Jessica Cino, a law professor at Georgia State University, reviewed the subpoena sent to the city.
“It looks like right now the federal authorities are laser-focused on a short window of time and few transactions that fall within that window," she said, adding they could make broader demands later.
Georgia Attorney General Chris Carr requested the GBI investigation after Channel 2 investigative reporter Richard Belcher and AJC reporter Bill Rankin revealed the payments.
The U.S. Justice Department’s Public Integrity Section in Washington served the subpoena on the city Aug. 31 requesting records by Oct. 6. It’s not clear when the D.A.'s office received its subpoena.

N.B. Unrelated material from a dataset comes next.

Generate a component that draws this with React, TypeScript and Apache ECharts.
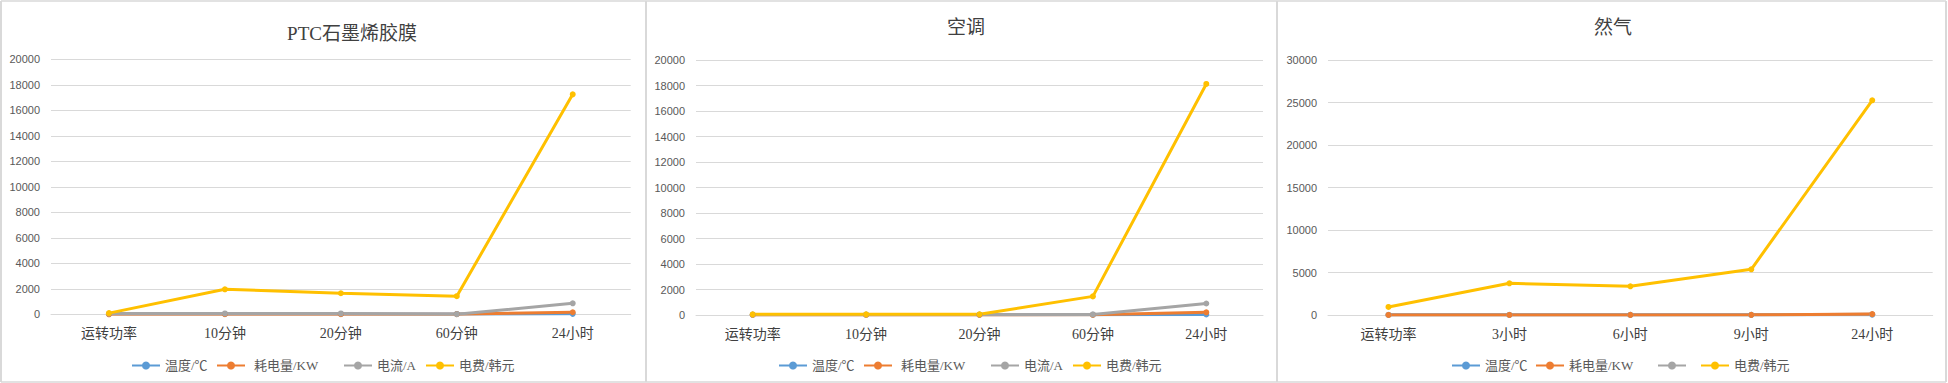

A spokesman for BJ Pak, the U.S. Attorney for north Georgia, told Channel 2 that Washington is handling the investigation because Pak’s office is defending the government against a civil suit filed by Paul Howard’s office. The spokesman said it is “not an actual conflict but might have the appearance of a conflict.”
A city spokesman said Wednesday the city will cooperate but declined further comment.
Howard issued a statement in which he acknowledged receiving a subpoena and called the payments “completely lawful.”
“I will fully cooperate with this investigation and am confident my actions do not violate any state or federal law,” Howard said.
At the outset of the GBI investigation, Howard told Channel 2 Action News he expected to be “fully exonerated.”
A spokeswoman for the GBI told Belcher that “GBI agents are working closely with USDOJ.”
Asked if there is now just a single investigation, Nelly Miles emailed, “We are coordinating efforts, but there is a still a separate state investigation.”